Lithium Industry Incentive (Senate Bill 568).
Purpose: To establish a comprehensive lithium incentive program that encourages in-state extraction, processing, refining, manufacturing and recycling.

Modernization and Automation Incentives (House Bill 1435).
Purpose: To establish an incentive program that encourages Arkansas businesses to generate large capital investments within the state, particularly those directed at modernizing and automating existing operations.

Small Business Innovation Research Reforms (Senate Bill 218).
Purpose: To reform the Arkansas SBIR Matching Grant Program to include Small Business Technology Transfer programs, remove the lifetime awards cap and streamline administrative burdens.

Corporate Headquarters Relocation (House Bill 1922).
Purpose: To establish a state corporate income tax exemption based on the level of payroll established in a corporate headquarters relocation to the state over a period of 10 years.

Unemployment Insurance Adjustment (Senate Bill 560).
Purpose: Decrease the employer base contribution rate and increase the administrative assessment rate to increase funding for Arkansas skilled workforce without increasing employers’ unemployment insurance costs.

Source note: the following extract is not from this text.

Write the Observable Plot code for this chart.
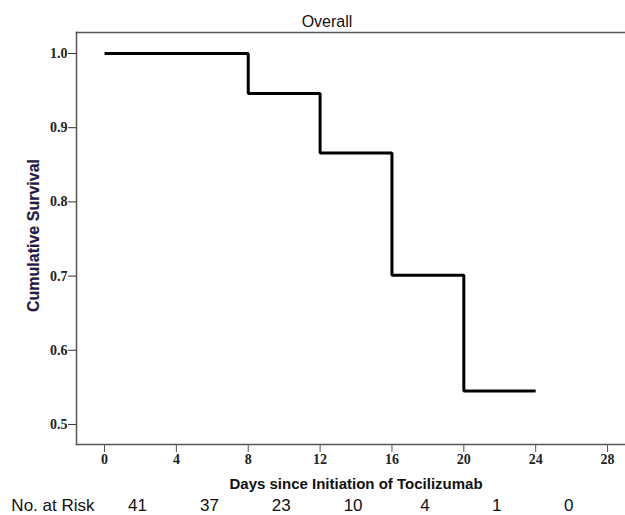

Securities Act Exemption (Senate Bill 220).
Purpose: To update securities exemptions for Arkansas businesses to spur internal investment.

Generating Arkansas Jobs Act of 2025 (Senate Bill 307).
Purpose: To enable utility companies to make strategic investments to make sure Arkansas has adequate generation capacity, to add new infrastructure to support growth, to replace retiring infrastructure, to support license extension for existing nuclear generation resources, and to support the evaluation of modular reactors and advanced nuclear technologies.

Economic Development Districts (Senate Joint Resolution 15) and House Joint Resolution 14.
Purpose: To refer a ballot initiative that would provide for the creation of economic development districts within cities, counties or cooperative areas to promote economic development within the economic development district.